I went to Hardee's for some reason to get breakfast at like 5:30 in the morning because I had to work early, and I walk to work. The food that I got at Hardee's was actually Burger King breakfast, mostly because I love Burger King breakfast, and I'm not sure Hardee's even has food that early. The Hardee's was in a weird combination of Dayton, Ohio and downtown Athens, but in a group of buildings that is in my hometown of Warner Robins. Let's just say that it was in my "idea of a small city." I walked back through the downtown area to my house. When I got there my neighbors, who were Black, eventhough some old white ladies live there right now, were warming up their cars for work and just standing around talking. I went to get the mail (no mail at 5:30 in the AM) and this scraggly looking old homeless man was standing in the driveway and he said good morning while I got the mail. He looked kind of like a travelling buddhist saint, only black and crazy. He even had one of those whippery poles they use to drive oxen with, and a giant sack full of stuff on his back like a big hunch. He had a scraggly beard growth but more like he couldn't really grow one than like he had shaved recently.

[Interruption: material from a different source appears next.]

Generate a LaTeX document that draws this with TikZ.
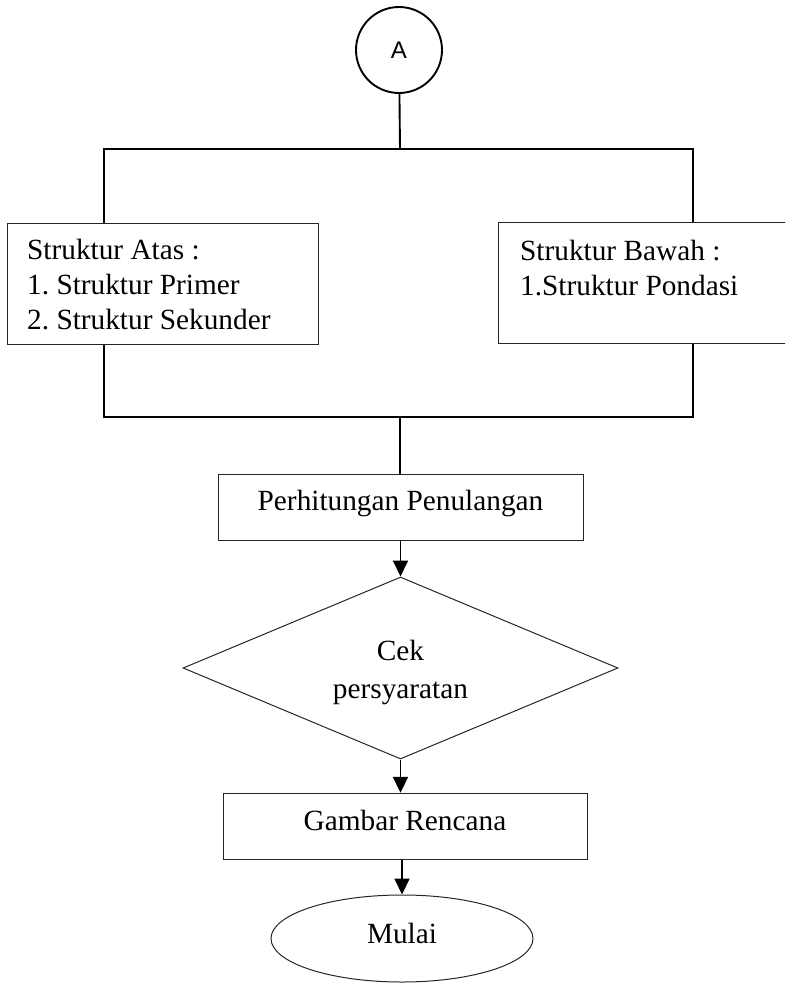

I said hi back and gripped the letters in the hand with the Hardee's bag. I asked him what was up, and he said that he was just going home, to sit in his house. I told him that sounded nice and then started to look through my mail as I walked back to the house. I half-noticed that he was walking near me, and it wasn't until I got on the porch that I realized he had just gone into my house. I opened the door and yelled at him to get out of the house (I really just wanted to eat my breakfast). He gave me a scared look and giggled, then scooted around me and back onto the porch mumbling about how it was his mistake and that he had the wrong house, this wasn't his. But he just went into the house nextdoor (we share a porch). So I went in there and yelled at him to get out of Emily's house, more exasperated than ever, because I just want to eat and this guy is clearly not going to go away. I sort of pushed/escorted him off the porch and he just sort of stood around in the front yard, milling about and occasionally chuckling to himself. A part of me knew that he was going to go back inside one of our houses once I left for work. I couldn't eat until I had taken care of this.

I went inside and back to my room and he was there again, this time climbing in through a window. I kicked his lead leg right back out the window, and heard him sort of giggle and sigh at the same time, like he just couldn't get a break here. Thing is, I was never really scared of the guy, or even that angry with him, I was more frustrated that I couldn't just eat and go to work like I wanted to do. My breakfast was getting cold and if enough grease soaked into the bag, it would start tasting like paper too. I got on my phone and called the cops. I walked around in the front yard while I was telling them what was going on, and I could tell the neighbors were listening. The cop that I was tlaking to didn't seem that concerned at all, and I was worried that he wasn't going to send anyone over. The neighbors had started laughing, and eventhough I couldn't hear what they were saying, they were clearly looking at me. I walked around to the side of the house (I pace a lot when I'm on the phone) while talking to the cop about how I didn't see the guy anymore. The cop said that maybe he just left, like it would be ok and he wasn't sending anyone. I heard a giggle from the shrubs and told the cop, no I'm pretty sure that he's still around, then jumped sideways to plop myself down in front of the shrubs and the little, old bastard was behind them, crouching next to the wall. He chuckled and then I woke up.

Jung I'm not, so I have no idea what the hell any of this means. I just really remember that I was never mad at the guy, just frustrated by his preventing me from being alone and doing what I wanted. And I was confused why he would think that my house was his, and a little offended by it. It just seemed like the most crazy, and more than that, rude, thing to do. And I was pissed that the neighbors were laughing, and that the cops didn't care. I was all alone with this problem and no one cared. Damned if I can fathom the depths of this one, especially since I didn't consciously make it like most of the others. The worst part was that I felt guilty about being kind of mean to the homeless guy, but then tried to rationalize it in a bunch of ways. Not only was my frustration justified, but I hate rationalizing away problems and feelings. Also, I felt like I was being watched when I woke up. This whole thing was basically and explanation of why I've decided to try and quit lucid dreaming. Dreams aren't meant to be another arena of control, I feel like I have too much control over my life as it is, it's too mundane most of the time, too systematic and formulaic. I couldn't control that homeless guy at all, or the world around me when I wanted to deal with him, and I could use a healthy dose of that every night. I don't know if I will be able to stop easily, but I'm going to try anyway. Rule of thumb for life after college in a month: take risks.